* [DATA SECTION]
--

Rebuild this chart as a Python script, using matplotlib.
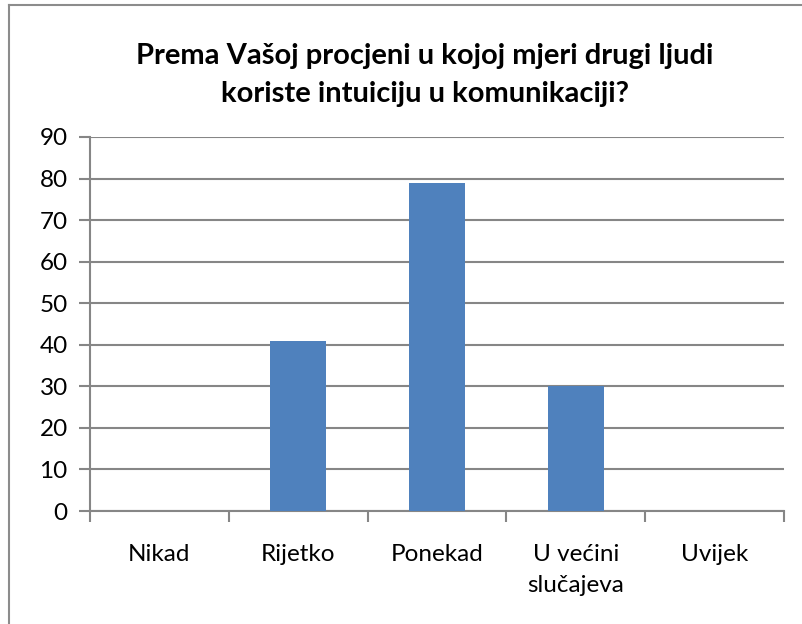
import matplotlib
matplotlib.use("Agg")
import matplotlib.pyplot as plt
from matplotlib.lines import Line2D

categories = ["Nikad", "Rijetko", "Ponekad", "U većini\nslučajeva", "Uvijek"]
values = [0, 41, 79, 30, 0]
yticks = [0, 10, 20, 30, 40, 50, 60, 70, 80, 90]
title = "Prema Vašoj procjeni u kojoj mjeri drugi ljudi\nkoriste intuiciju u komunikaciji?"

plt.rcParams['font.family'] = ['Lato', 'DejaVu Sans']

W, H = 802, 624
fig = plt.figure(figsize=(W / 100, H / 100), dpi=100)
fig.patch.set_facecolor('white')

# chart border (left and top visible)
fig.add_artist(Line2D([9 / W, 9 / W], [0, 1 - 5 / H], color='#8c8c8c', lw=1.5, transform=fig.transFigure))
fig.add_artist(Line2D([9 / W, 1], [1 - 5 / H, 1 - 5 / H], color='#8c8c8c', lw=1.5, transform=fig.transFigure))

ax = fig.add_axes([90 / W, 1 - 511 / H, (784 - 90) / W, (511 - 137) / H])
x = list(range(len(categories)))
ax.bar(x, values, width=0.4, color='#4f81bd', zorder=3)
ax.set_xlim(-0.5, len(categories) - 0.5)
ax.set_ylim(0, 90)
ax.set_yticks(yticks)
ax.set_yticklabels([str(v) for v in yticks], fontsize=17.5)
ax.set_xticks(x)
ax.set_xticklabels(categories, fontsize=17.5, linespacing=1.55)
ax.set_xticks([i - 0.5 for i in range(len(categories) + 1)], minor=True)
ax.tick_params(axis='x', which='major', length=0, pad=24)
ax.tick_params(axis='x', which='minor', length=8, color='#868686', width=1.5, direction='out')
ax.tick_params(axis='y', length=8, color='#868686', width=1.5, direction='out', pad=8)
ax.grid(axis='y', color='#868686', lw=1.5, zorder=0)
for side in ['top', 'right']:
    ax.spines[side].set_visible(False)
for side in ['left', 'bottom']:
    ax.spines[side].set_color('#868686')
    ax.spines[side].set_linewidth(1.5)
ax.set_axisbelow(True)

fig.text(425 / W, 1 - 75 / H, title, ha='center', va='center', fontsize=21, fontweight='bold', linespacing=1.6)

fig.savefig("out.png", dpi=100)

--

* [YOUR OBJECTIVE] Restate, line by line and word for word, everything from the top of the material through the line that contains "from matplotlib.lines import Line2D". Leave pictures out.

* [EXERCISE OUTPUT]
Rebuild this chart as a Python script, using matplotlib.
import matplotlib
matplotlib.use("Agg")
import matplotlib.pyplot as plt
from matplotlib.lines import Line2D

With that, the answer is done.